>> BEGIN Input material

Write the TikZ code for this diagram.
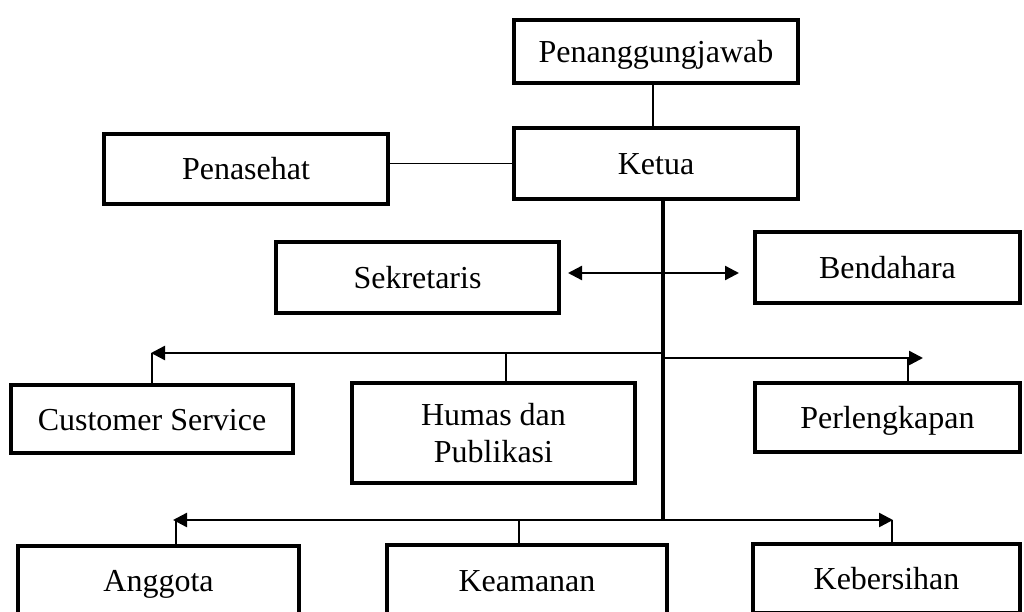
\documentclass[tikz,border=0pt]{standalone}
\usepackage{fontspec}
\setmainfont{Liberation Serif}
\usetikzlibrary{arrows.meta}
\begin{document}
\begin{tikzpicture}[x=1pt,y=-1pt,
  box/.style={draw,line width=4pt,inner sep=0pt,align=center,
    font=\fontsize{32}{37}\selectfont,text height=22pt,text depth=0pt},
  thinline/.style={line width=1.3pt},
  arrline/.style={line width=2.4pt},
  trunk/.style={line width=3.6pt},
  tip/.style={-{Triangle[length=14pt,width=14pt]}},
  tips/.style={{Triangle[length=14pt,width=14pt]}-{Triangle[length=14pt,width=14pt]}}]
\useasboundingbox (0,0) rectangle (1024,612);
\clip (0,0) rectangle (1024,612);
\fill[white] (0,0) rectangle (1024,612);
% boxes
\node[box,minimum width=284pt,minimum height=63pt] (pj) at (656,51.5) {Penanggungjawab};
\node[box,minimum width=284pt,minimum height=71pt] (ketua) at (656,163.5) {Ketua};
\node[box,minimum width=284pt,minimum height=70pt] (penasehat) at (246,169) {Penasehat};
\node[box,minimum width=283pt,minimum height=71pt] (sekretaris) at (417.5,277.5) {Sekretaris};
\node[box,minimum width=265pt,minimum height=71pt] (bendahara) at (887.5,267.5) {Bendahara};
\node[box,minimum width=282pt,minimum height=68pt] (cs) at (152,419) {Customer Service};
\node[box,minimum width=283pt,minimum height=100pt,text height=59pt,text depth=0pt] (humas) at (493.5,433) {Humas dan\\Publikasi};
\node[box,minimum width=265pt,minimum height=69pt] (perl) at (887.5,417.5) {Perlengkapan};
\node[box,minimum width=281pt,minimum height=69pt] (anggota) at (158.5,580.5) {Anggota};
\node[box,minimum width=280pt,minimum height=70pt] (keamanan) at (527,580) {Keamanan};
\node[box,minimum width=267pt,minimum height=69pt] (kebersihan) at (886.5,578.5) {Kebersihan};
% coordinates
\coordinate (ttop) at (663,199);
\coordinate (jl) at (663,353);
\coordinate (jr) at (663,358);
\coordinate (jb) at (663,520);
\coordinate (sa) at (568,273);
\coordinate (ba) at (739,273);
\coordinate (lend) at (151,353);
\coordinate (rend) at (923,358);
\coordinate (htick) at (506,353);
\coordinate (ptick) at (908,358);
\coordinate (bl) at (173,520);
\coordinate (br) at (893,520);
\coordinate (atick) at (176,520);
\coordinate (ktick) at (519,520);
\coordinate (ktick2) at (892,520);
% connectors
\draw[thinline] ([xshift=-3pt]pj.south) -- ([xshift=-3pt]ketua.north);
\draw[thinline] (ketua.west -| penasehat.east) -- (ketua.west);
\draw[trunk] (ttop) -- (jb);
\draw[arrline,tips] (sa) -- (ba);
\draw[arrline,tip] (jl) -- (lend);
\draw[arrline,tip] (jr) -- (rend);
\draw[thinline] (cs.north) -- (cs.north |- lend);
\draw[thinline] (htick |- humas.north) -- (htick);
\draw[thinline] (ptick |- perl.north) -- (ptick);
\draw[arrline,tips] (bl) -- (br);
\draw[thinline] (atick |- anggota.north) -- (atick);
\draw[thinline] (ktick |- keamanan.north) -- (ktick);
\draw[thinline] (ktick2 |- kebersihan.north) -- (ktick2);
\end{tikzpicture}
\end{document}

>> END Input material
>> BEGIN Input material

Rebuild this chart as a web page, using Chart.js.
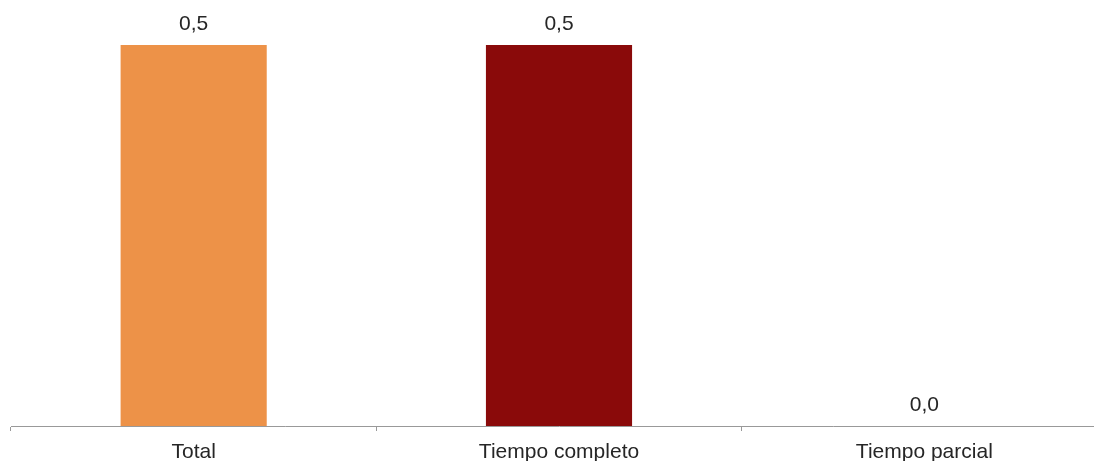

>> END Input material

[What the task requires] Look through the entries above. Extract each line with the word "this".

[Complete answer]
Write the TikZ code for this diagram.
Rebuild this chart as a web page, using Chart.js.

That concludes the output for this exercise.